En outre, le couloir est bouché par un bloc de grandeur égale à celle de ce passage et l'on ne peut admettre qu'on l'ait apporté quand le monument était terminé : où aurait-on pris son point d'appui ? Ni en arrière, puisque le bloc obstruait complètement l'ouverture ; ni en avant, puisqu'on se trouvait dans un couloir de 40 mètres de longueur, formant à un certain endroit un angle de 45 degrés dans le plan vertical.
S'il en est ainsi, la construction du monument aurait eu lieu après la mort du pharaon et les salles qui se trouvent au-dessous et qui ne contenaient aucun sarcophage auraient eu une destination inconnue.
La présence de l'eau dans la chambre, au-dessous du niveau du sol, ferait croire à l'idée, chez l'architecte, d'assurer la sécheresse du monument en construisant une sorte de puisard pour recevoir les eaux d'infiltration.
Quant à l'extérieur de la pyramide, qui aujourd'hui se présente sous la forme de grandes marches en calcaire, il est prouvé que ses gradins étaient recouverts de pierres triangulaires formant un revêtement lisse depuis le haut jusqu'en bas.

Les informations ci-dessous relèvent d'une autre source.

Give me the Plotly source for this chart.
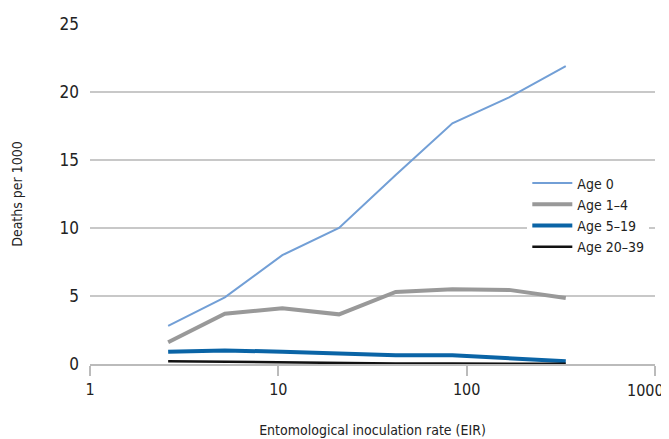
import plotly.graph_objects as go

eir = [2.6, 5.2, 10.5, 21, 42, 84, 168, 336]
age0 = [2.8, 4.9, 8.0, 10.0, 13.9, 17.7, 19.6, 21.9]
age1_4 = [1.6, 3.7, 4.1, 3.65, 5.3, 5.5, 5.45, 4.85]
age5_19 = [0.9, 1.0, 0.9, 0.8, 0.65, 0.65, 0.4, 0.2]
age20_39 = [0.2, 0.15, 0.1, 0.06, 0.04, 0.03, 0.03, 0.02]

x_tickvals = [1, 10, 100, 1000]
x_ticktext = ["1", "10", "100", "1000"]
y_tickvals = [0, 5, 10, 15, 20, 25]

series = [
    ("Age 0", age0, "#729fd6", 2),
    ("Age 1\u20134", age1_4, "#999999", 4),
    ("Age 5\u201319", age5_19, "#0a64a6", 4),
    ("Age 20\u201339", age20_39, "#111111", 2.5),
]

FONT = "DejaVu Sans Condensed, Liberation Sans Narrow, sans-serif"

fig = go.Figure()
for name, vals, color, w in series:
    fig.add_trace(go.Scatter(x=eir, y=vals, mode="lines", name=name,
                             line=dict(color=color, width=w)))

# last tick label is drawn as an annotation, right-aligned so it stays inside the window
shown_text = x_ticktext[:-1] + [""]
fig.add_annotation(x=3, y=0, xref="x", yref="y", text=x_ticktext[-1],
                   showarrow=False, xanchor="right", yanchor="top",
                   xshift=11, yshift=-15,
                   font=dict(size=16, family=FONT, color="#222"))

# page body has an 8px margin, so the figure is sized to fit the 669x439 window
fig.update_layout(
    width=661, height=431,
    margin=dict(l=82, r=14, t=16, b=75, autoexpand=False),
    plot_bgcolor="white", paper_bgcolor="white",
    font=dict(family=FONT, size=14, color="#222"),
    showlegend=True,
    legend=dict(x=0.774, y=0.578, xanchor="left", yanchor="top",
                bgcolor="white", font=dict(size=14, family=FONT),
                tracegroupgap=0, itemwidth=40),
    xaxis=dict(type="log", range=[0, 3.0001], tickvals=x_tickvals,
               ticktext=shown_text,
               showgrid=False, showline=True, linecolor="#bbbbbb", linewidth=1.5,
               ticks="outside", ticklen=10, tickcolor="#bbbbbb", tickwidth=1.5,
               tickfont=dict(size=16, family=FONT),
               automargin=False,
               title=dict(text="Entomological inoculation rate (EIR)",
                          font=dict(size=14, family=FONT), standoff=27),
               zeroline=False),
    yaxis=dict(range=[0, 25], tickvals=y_tickvals,
               showgrid=True, gridcolor="#c8c8c8", gridwidth=1.5,
               showline=False, zeroline=False, ticks="",
               ticklabelstandoff=10, automargin=False,
               tickfont=dict(size=17, family=FONT),
               title=dict(text="Deaths per 1000", font=dict(size=14, family=FONT),
                          standoff=33)),
)

fig.write_html("out.html")
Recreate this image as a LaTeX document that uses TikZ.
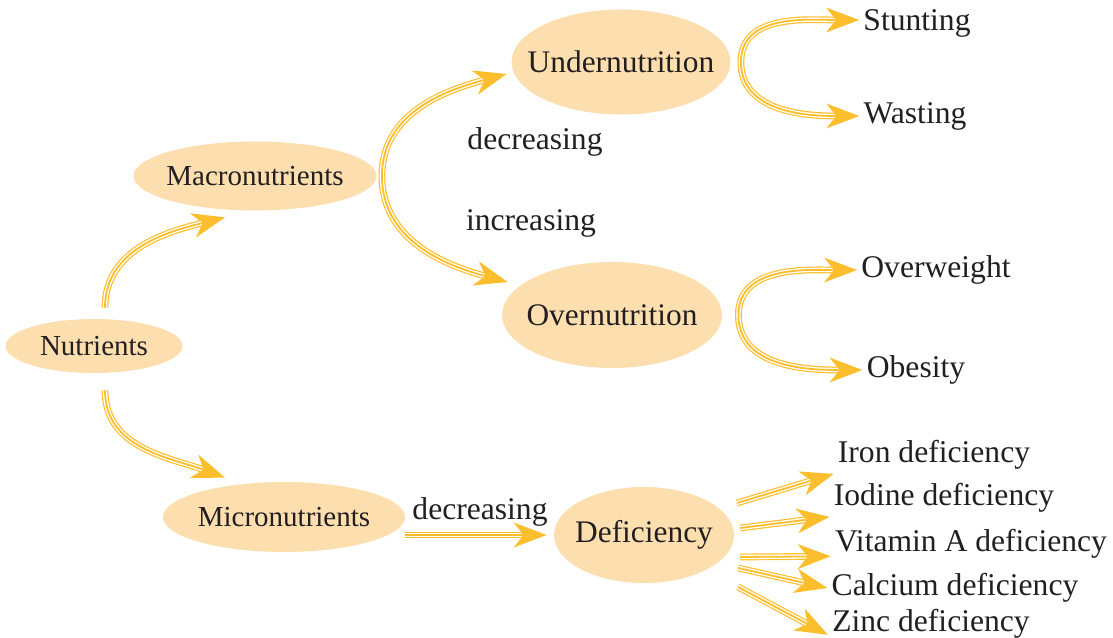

Ce revêtement avait été placé en commençant par le haut, car il eût été impossible de se tenir et de travailler en montant sur une surface lisse.
D'après Philon, auteur grec, le revêtement aurait été fait par bandes de pierres : marbre blanc, basalte, porphyre et brèche verte.
Au sommet, il y aurait eu une pyramide dorée. À la base, un soubassement contribuant à l'aspect majestueux du monument.
Les pyramides étaient précédées de temples où se célébrait le culte en souvenir du défunt ; de larges chaussées bâties en gros blocs et élevées de plus de 16 mètres y conduisaient après avoir servi au transport de tous les matériaux.
Le grand sphinx y figurait le gardien de la nécropole ; sa tête était taillée dans un rocher et le reste du corps était en maçonnerie. La tête mesure 20 mètres de hauteur. On a retrouvé sur le monument des traces de peinture et l'on peut supposer que cette couleur avait pour objet de dissimuler la disparate des matériaux dont il était formé.
Bædeker, effrayé a l'idée de l'immensité du travail qu'il aurait fallu exécuter pour construire la pyramide d'un seul coup, émet l'hypothèse d'un système de construction partant d'un noyau central en pyramide.
Ce noyau aurait été enveloppé successivement par une série de constructions formant des parallélépipèdes et recouvertes par des plans inclinés.
Lepsius et d'autres supposent une série de plans parallèles recouvrant une pyramide centrale.
Ces explications, quoique ingénieuses, ne sont pas admissibles, car alors on trouverait dans les couloirs les points de raccord de ces travaux qui auraient du reste subi des tassements ou des glissements. Il faut admettre, comme nous l'avons dit, un plan arrêté d'avance, et, ce qui le prouve, c'est l'existence de pyramides inachevées, n'ayant que leur base de complète.
On trouve à Dachour d'autres pyramides en briques cuites qui n'ont pas été exécutées d'après un seul plan : elles sont formées par une pyramide tronquée recouverte par une pyramide ayant un sommet. Celle d'Illahoun est construite sur un roc ; deux murs de briques sont construits en forme de croix, suivant les diagonales du plan ; contre eux viennent s'appuyer d'autres murs parallèles au côté du rectangle de base, et formant comme les nervures d'une plante. Cette ossature est remplie par de la maçonnerie.
Il y avait aussi des pyramides à degrés qui paraissent avoir été construites au moyen de revêtements parallèles.
Au total, le principe de la pyramide rentre dans l'idée religieuse du mastaba. Le puits est remplacé par la chambre du sarcophage, le serdab par le couloir, la chambre d'offrande par le temple qui se trouve au pied du monument."